**DIRECTION**
Repeat every line of the data exactly, but not the pictures.

——

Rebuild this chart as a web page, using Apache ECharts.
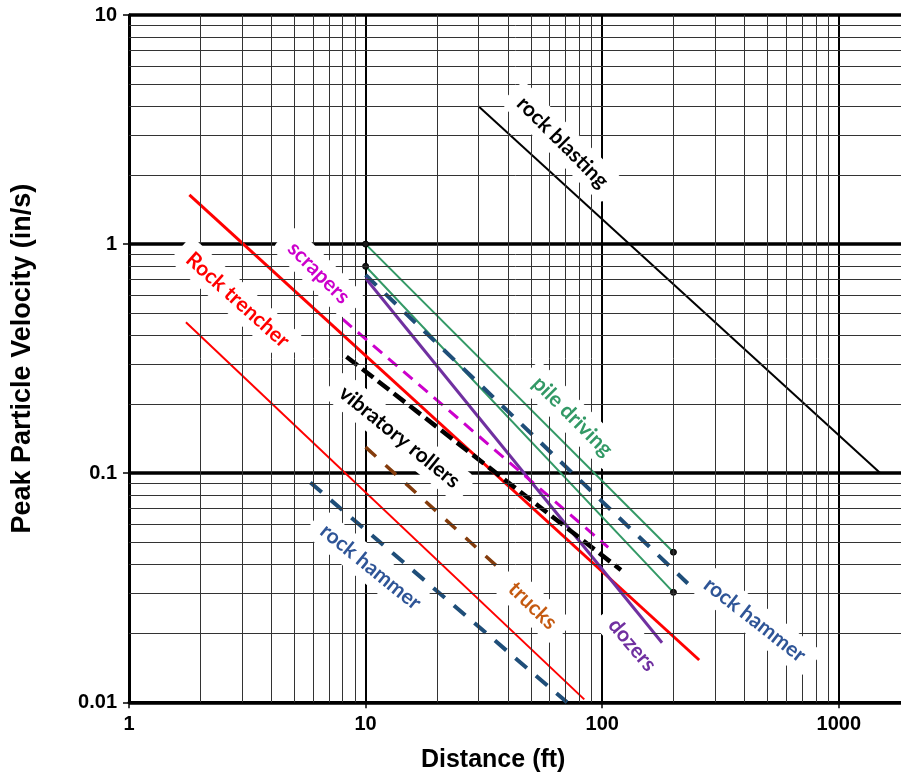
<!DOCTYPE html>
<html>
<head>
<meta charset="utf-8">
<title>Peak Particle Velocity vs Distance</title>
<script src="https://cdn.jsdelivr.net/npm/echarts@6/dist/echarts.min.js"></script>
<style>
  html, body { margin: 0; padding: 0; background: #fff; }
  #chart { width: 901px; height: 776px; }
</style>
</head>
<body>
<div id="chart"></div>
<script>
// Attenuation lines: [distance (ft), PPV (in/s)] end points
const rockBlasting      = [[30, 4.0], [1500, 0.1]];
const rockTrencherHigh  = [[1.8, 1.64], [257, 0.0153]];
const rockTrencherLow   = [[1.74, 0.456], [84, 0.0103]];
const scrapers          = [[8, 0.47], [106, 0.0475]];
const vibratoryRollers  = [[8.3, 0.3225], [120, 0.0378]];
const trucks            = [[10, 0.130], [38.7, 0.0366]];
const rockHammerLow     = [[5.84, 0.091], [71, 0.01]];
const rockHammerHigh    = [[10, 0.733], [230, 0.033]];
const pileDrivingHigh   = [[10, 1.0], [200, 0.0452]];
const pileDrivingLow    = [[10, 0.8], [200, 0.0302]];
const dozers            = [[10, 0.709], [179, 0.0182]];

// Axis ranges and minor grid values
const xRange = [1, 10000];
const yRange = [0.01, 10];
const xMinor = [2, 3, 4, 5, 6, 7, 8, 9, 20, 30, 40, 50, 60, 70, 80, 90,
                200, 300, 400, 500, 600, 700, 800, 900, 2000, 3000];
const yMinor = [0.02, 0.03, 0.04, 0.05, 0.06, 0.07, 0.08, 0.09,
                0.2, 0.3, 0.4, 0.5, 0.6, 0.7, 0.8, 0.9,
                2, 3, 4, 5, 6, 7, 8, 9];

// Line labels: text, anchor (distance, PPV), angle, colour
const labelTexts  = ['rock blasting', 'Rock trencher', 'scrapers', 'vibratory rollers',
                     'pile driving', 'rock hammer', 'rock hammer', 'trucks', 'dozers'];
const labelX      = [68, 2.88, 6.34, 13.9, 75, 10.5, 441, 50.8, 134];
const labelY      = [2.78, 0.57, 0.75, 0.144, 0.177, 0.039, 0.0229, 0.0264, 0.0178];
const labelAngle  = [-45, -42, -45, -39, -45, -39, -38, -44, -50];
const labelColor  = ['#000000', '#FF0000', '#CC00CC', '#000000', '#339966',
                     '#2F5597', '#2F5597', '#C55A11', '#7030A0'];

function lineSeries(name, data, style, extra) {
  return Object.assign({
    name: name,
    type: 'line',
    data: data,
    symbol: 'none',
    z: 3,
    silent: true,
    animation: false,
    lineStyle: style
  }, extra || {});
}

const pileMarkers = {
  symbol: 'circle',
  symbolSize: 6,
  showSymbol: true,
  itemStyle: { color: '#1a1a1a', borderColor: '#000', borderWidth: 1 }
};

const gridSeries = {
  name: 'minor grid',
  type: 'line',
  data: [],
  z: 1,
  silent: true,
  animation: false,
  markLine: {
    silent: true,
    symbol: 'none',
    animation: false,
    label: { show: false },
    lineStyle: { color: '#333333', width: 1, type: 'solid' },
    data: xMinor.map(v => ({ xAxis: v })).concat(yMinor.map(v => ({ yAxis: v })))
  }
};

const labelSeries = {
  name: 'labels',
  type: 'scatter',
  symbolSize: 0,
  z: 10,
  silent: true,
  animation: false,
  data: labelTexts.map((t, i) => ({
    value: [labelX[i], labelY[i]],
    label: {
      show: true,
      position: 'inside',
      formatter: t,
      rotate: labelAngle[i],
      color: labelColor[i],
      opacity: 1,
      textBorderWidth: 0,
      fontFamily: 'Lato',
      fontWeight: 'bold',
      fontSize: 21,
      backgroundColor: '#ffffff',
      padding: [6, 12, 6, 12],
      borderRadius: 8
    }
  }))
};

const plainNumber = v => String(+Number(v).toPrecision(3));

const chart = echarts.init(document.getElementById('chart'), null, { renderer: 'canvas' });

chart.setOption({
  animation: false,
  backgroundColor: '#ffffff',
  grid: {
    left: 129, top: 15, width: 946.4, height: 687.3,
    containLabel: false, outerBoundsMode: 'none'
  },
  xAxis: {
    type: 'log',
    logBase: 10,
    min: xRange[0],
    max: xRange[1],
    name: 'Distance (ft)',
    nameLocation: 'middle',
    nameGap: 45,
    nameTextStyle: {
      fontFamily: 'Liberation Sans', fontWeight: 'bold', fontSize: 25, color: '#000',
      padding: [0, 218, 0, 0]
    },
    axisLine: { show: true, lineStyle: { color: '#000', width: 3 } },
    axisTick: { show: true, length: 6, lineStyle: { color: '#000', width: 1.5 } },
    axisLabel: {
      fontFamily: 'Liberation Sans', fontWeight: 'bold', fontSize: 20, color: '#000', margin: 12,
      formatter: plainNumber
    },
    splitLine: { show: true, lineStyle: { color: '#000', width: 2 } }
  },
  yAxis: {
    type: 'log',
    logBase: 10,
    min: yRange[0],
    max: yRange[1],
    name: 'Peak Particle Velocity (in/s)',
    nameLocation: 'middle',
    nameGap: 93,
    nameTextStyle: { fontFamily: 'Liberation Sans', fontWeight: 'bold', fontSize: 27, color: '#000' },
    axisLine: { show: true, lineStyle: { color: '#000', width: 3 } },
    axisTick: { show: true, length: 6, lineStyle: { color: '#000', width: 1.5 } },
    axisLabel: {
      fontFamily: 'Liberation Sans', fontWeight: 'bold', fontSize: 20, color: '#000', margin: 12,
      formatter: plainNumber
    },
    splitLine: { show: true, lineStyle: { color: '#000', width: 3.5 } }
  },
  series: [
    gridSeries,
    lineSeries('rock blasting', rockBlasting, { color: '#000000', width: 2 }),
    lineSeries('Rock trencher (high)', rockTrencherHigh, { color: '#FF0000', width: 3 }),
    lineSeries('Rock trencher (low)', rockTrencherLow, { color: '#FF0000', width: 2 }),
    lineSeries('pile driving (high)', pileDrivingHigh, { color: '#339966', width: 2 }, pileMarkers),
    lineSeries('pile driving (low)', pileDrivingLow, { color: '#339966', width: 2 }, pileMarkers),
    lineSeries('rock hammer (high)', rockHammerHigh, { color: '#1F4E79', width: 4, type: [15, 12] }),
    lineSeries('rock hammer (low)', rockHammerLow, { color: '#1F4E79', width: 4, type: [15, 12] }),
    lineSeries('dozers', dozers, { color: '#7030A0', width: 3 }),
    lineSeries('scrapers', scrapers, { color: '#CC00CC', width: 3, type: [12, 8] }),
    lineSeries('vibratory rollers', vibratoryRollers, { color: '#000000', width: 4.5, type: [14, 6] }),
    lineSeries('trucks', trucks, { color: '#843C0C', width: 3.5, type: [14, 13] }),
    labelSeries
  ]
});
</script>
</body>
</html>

——

**FINAL RESULT**
Rebuild this chart as a web page, using Apache ECharts.
<!DOCTYPE html>
<html>
<head>
<meta charset="utf-8">
<title>Peak Particle Velocity vs Distance</title>
<script src="https://cdn.jsdelivr.net/npm/echarts@6/dist/echarts.min.js"></script>
<style>
  html, body { margin: 0; padding: 0; background: #fff; }
  #chart { width: 901px; height: 776px; }
</style>
</head>
<body>
<div id="chart"></div>
<script>
// Attenuation lines: [distance (ft), PPV (in/s)] end points
const rockBlasting      = [[30, 4.0], [1500, 0.1]];
const rockTrencherHigh  = [[1.8, 1.64], [257, 0.0153]];
const rockTrencherLow   = [[1.74, 0.456], [84, 0.0103]];
const scrapers          = [[8, 0.47], [106, 0.0475]];
const vibratoryRollers  = [[8.3, 0.3225], [120, 0.0378]];
const trucks            = [[10, 0.130], [38.7, 0.0366]];
const rockHammerLow     = [[5.84, 0.091], [71, 0.01]];
const rockHammerHigh    = [[10, 0.733], [230, 0.033]];
const pileDrivingHigh   = [[10, 1.0], [200, 0.0452]];
const pileDrivingLow    = [[10, 0.8], [200, 0.0302]];
const dozers            = [[10, 0.709], [179, 0.0182]];

// Axis ranges and minor grid values
const xRange = [1, 10000];
const yRange = [0.01, 10];
const xMinor = [2, 3, 4, 5, 6, 7, 8, 9, 20, 30, 40, 50, 60, 70, 80, 90,
                200, 300, 400, 500, 600, 700, 800, 900, 2000, 3000];
const yMinor = [0.02, 0.03, 0.04, 0.05, 0.06, 0.07, 0.08, 0.09,
                0.2, 0.3, 0.4, 0.5, 0.6, 0.7, 0.8, 0.9,
                2, 3, 4, 5, 6, 7, 8, 9];

// Line labels: text, anchor (distance, PPV), angle, colour
const labelTexts  = ['rock blasting', 'Rock trencher', 'scrapers', 'vibratory rollers',
                     'pile driving', 'rock hammer', 'rock hammer', 'trucks', 'dozers'];
const labelX      = [68, 2.88, 6.34, 13.9, 75, 10.5, 441, 50.8, 134];
const labelY      = [2.78, 0.57, 0.75, 0.144, 0.177, 0.039, 0.0229, 0.0264, 0.0178];
const labelAngle  = [-45, -42, -45, -39, -45, -39, -38, -44, -50];
const labelColor  = ['#000000', '#FF0000', '#CC00CC', '#000000', '#339966',
                     '#2F5597', '#2F5597', '#C55A11', '#7030A0'];

function lineSeries(name, data, style, extra) {
  return Object.assign({
    name: name,
    type: 'line',
    data: data,
    symbol: 'none',
    z: 3,
    silent: true,
    animation: false,
    lineStyle: style
  }, extra || {});
}

const pileMarkers = {
  symbol: 'circle',
  symbolSize: 6,
  showSymbol: true,
  itemStyle: { color: '#1a1a1a', borderColor: '#000', borderWidth: 1 }
};

const gridSeries = {
  name: 'minor grid',
  type: 'line',
  data: [],
  z: 1,
  silent: true,
  animation: false,
  markLine: {
    silent: true,
    symbol: 'none',
    animation: false,
    label: { show: false },
    lineStyle: { color: '#333333', width: 1, type: 'solid' },
    data: xMinor.map(v => ({ xAxis: v })).concat(yMinor.map(v => ({ yAxis: v })))
  }
};

const labelSeries = {
  name: 'labels',
  type: 'scatter',
  symbolSize: 0,
  z: 10,
  silent: true,
  animation: false,
  data: labelTexts.map((t, i) => ({
    value: [labelX[i], labelY[i]],
    label: {
      show: true,
      position: 'inside',
      formatter: t,
      rotate: labelAngle[i],
      color: labelColor[i],
      opacity: 1,
      textBorderWidth: 0,
      fontFamily: 'Lato',
      fontWeight: 'bold',
      fontSize: 21,
      backgroundColor: '#ffffff',
      padding: [6, 12, 6, 12],
      borderRadius: 8
    }
  }))
};

const plainNumber = v => String(+Number(v).toPrecision(3));

const chart = echarts.init(document.getElementById('chart'), null, { renderer: 'canvas' });

chart.setOption({
  animation: false,
  backgroundColor: '#ffffff',
  grid: {
    left: 129, top: 15, width: 946.4, height: 687.3,
    containLabel: false, outerBoundsMode: 'none'
  },
  xAxis: {
    type: 'log',
    logBase: 10,
    min: xRange[0],
    max: xRange[1],
    name: 'Distance (ft)',
    nameLocation: 'middle',
    nameGap: 45,
    nameTextStyle: {
      fontFamily: 'Liberation Sans', fontWeight: 'bold', fontSize: 25, color: '#000',
      padding: [0, 218, 0, 0]
    },
    axisLine: { show: true, lineStyle: { color: '#000', width: 3 } },
    axisTick: { show: true, length: 6, lineStyle: { color: '#000', width: 1.5 } },
    axisLabel: {
      fontFamily: 'Liberation Sans', fontWeight: 'bold', fontSize: 20, color: '#000', margin: 12,
      formatter: plainNumber
    },
    splitLine: { show: true, lineStyle: { color: '#000', width: 2 } }
  },
  yAxis: {
    type: 'log',
    logBase: 10,
    min: yRange[0],
    max: yRange[1],
    name: 'Peak Particle Velocity (in/s)',
    nameLocation: 'middle',
    nameGap: 93,
    nameTextStyle: { fontFamily: 'Liberation Sans', fontWeight: 'bold', fontSize: 27, color: '#000' },
    axisLine: { show: true, lineStyle: { color: '#000', width: 3 } },
    axisTick: { show: true, length: 6, lineStyle: { color: '#000', width: 1.5 } },
    axisLabel: {
      fontFamily: 'Liberation Sans', fontWeight: 'bold', fontSize: 20, color: '#000', margin: 12,
      formatter: plainNumber
    },
    splitLine: { show: true, lineStyle: { color: '#000', width: 3.5 } }
  },
  series: [
    gridSeries,
    lineSeries('rock blasting', rockBlasting, { color: '#000000', width: 2 }),
    lineSeries('Rock trencher (high)', rockTrencherHigh, { color: '#FF0000', width: 3 }),
    lineSeries('Rock trencher (low)', rockTrencherLow, { color: '#FF0000', width: 2 }),
    lineSeries('pile driving (high)', pileDrivingHigh, { color: '#339966', width: 2 }, pileMarkers),
    lineSeries('pile driving (low)', pileDrivingLow, { color: '#339966', width: 2 }, pileMarkers),
    lineSeries('rock hammer (high)', rockHammerHigh, { color: '#1F4E79', width: 4, type: [15, 12] }),
    lineSeries('rock hammer (low)', rockHammerLow, { color: '#1F4E79', width: 4, type: [15, 12] }),
    lineSeries('dozers', dozers, { color: '#7030A0', width: 3 }),
    lineSeries('scrapers', scrapers, { color: '#CC00CC', width: 3, type: [12, 8] }),
    lineSeries('vibratory rollers', vibratoryRollers, { color: '#000000', width: 4.5, type: [14, 6] }),
    lineSeries('trucks', trucks, { color: '#843C0C', width: 3.5, type: [14, 13] }),
    labelSeries
  ]
});
</script>
</body>
</html>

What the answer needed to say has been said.